Insert at End Tail Insert in DSA C - Time & Space Complexity

We want to understand how the time to add a new item at the end of a linked list changes as the list grows.

How does the number of steps grow when we insert at the tail?

Analyze the time complexity of the following code snippet.

// Insert a new node at the end of a singly linked list
void insertAtEnd(Node** head, int data) {
    Node* newNode = (Node*)malloc(sizeof(Node));
    newNode->data = data;
    newNode->next = NULL;

    if (*head == NULL) {
        *head = newNode;
        return;
    }

    Node* temp = *head;
    while (temp->next != NULL) {
        temp = temp->next;
    }
    temp->next = newNode;
}
    

This code creates a new node and adds it to the end of a singly linked list by traversing from the head.

Identify the loops, recursion, array traversals that repeat.

• Primary operation: The while loop that moves through each node until the last one.
• How many times: It runs once for each node in the list until the end, so n times if the list has n nodes.

As the list gets longer, the time to find the end grows linearly because we check each node one by one.
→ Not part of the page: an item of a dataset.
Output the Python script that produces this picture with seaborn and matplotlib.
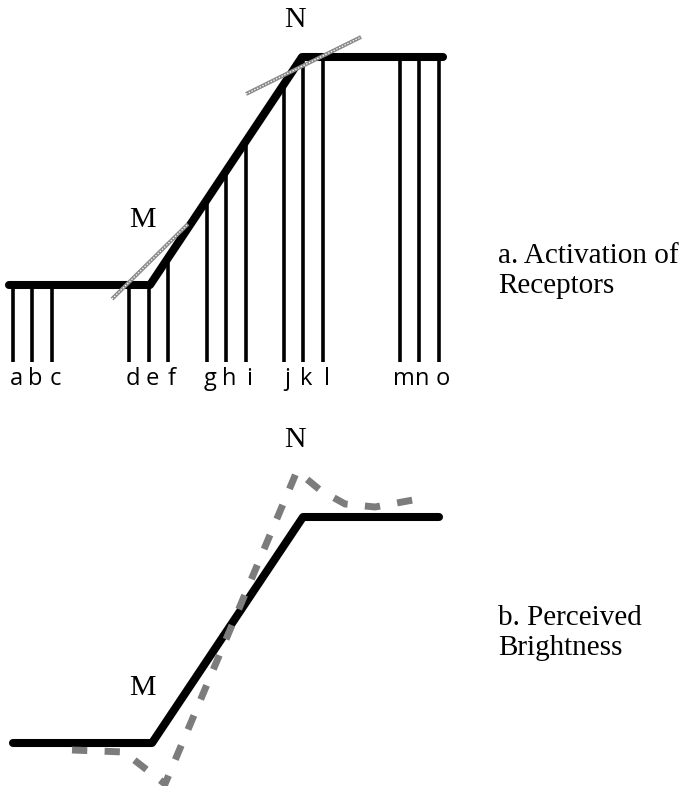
"""
Mach bands: receptor activation vs perceived brightness.
"""

import numpy as np
import pandas as pd
import matplotlib.pyplot as plt
import seaborn as sns

# --- data (figure pixel units, y grows downward) ---
receptor_labels = list('abcdefghijklmno')
receptor_x = [13, 32, 52, 129, 149, 168, 207, 226, 246, 284, 303, 323, 400, 419, 439]
receptor_base = 362

activation_x = [9, 150, 302, 443]
activation_y = [285, 285, 57, 57]

tangent_m_x = [112, 188]
tangent_m_y = [299, 224]
tangent_n_x = [246, 361]
tangent_n_y = [94, 37]

luminance_x = [13, 152, 303, 439]
luminance_y = [743, 743, 517, 517]

perceived_x = [72, 124, 165, 297, 320, 345, 375, 413]
perceived_y = [750, 752, 784, 471, 490, 504, 507, 500]

sns.set_style('white')
plt.rcParams['font.family'] = ['Liberation Serif', 'DejaVu Serif']
plt.rcParams['text.color'] = 'black'
plt.rcParams['lines.scale_dashes'] = False

fig = plt.figure(figsize=(6.89, 7.86), dpi=100)
ax = fig.add_axes([0, 0, 1, 1])
ax.set_xlim(0, 689)
ax.set_ylim(786, 0)
ax.set_axis_off()

# receptors: vertical bars from the base up to the activation curve
tops = np.interp(receptor_x, activation_x, activation_y)
ax.vlines(receptor_x, tops, receptor_base, color='black', lw=2.6, zorder=1)
for lab, x in zip(receptor_labels, receptor_x):
    ax.text(x + 3.5, 385, lab, ha='center', va='baseline', fontsize=17,
            family='Open Sans')

# activation curve (top)
act = pd.DataFrame({'x': activation_x, 'y': activation_y})
sns.lineplot(data=act, x='x', y='y', ax=ax, color='black', lw=5.8,
             sort=False, estimator=None, zorder=3)

# stippled tangents at M and N
for tx, ty in [(tangent_m_x, tangent_m_y), (tangent_n_x, tangent_n_y)]:
    ax.plot(tx, ty, color='#8a8a8a', lw=2.8, solid_capstyle='butt', zorder=4)
    ax.plot(tx, ty, color='white', lw=0.9, ls=(0, (1, 1.2)), zorder=5)

# luminance profile (bottom)
lum = pd.DataFrame({'x': luminance_x, 'y': luminance_y})
sns.lineplot(data=lum, x='x', y='y', ax=ax, color='black', lw=5.8,
             sort=False, estimator=None, zorder=3)

# perceived brightness, dashed stipple
per = pd.DataFrame({'x': perceived_x, 'y': perceived_y})
sns.lineplot(data=per, x='x', y='y', ax=ax, color='#7c7c7c', lw=5.0,
             sort=False, estimator=None, zorder=4)
per_line = ax.lines[-1]
per_line.set_dashes((11.0, 12.5))
per_line.set_dash_capstyle('butt')

# labels
for y_base in (227, 695):
    ax.text(142, y_base, 'M', ha='center', va='baseline', fontsize=21.5)
for y_base in (27, 447):
    ax.text(295, y_base, 'N', ha='center', va='baseline', fontsize=21.5)

# va='baseline' on multi-line text anchors the last line
ax.text(498, 293, 'a. Activation of\nReceptors', ha='left', va='baseline',
        fontsize=21, linespacing=1.2)
ax.text(498, 655, 'b. Perceived\nBrightness', ha='left', va='baseline',
        fontsize=21, linespacing=1.2)

fig.savefig('out.png', dpi=100)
Input Size (n)	Approx. Operations
10	About 10 steps to reach the end
100	About 100 steps to reach the end
1000	About 1000 steps to reach the end

Pattern observation: The steps increase directly with the number of nodes, so doubling nodes doubles the work.

Time Complexity: O(n)

This means the time to insert at the end grows in direct proportion to the list size.

[X] Wrong: "Inserting at the end is always fast and takes constant time."

[OK] Correct: Without a pointer to the last node, we must walk through the whole list, so time grows with list length.

Understanding this helps you explain why adding at the tail can be slow without extra pointers, showing you know how data structure design affects speed.

"What if we kept a pointer to the last node (tail) in the list? How would the time complexity change?"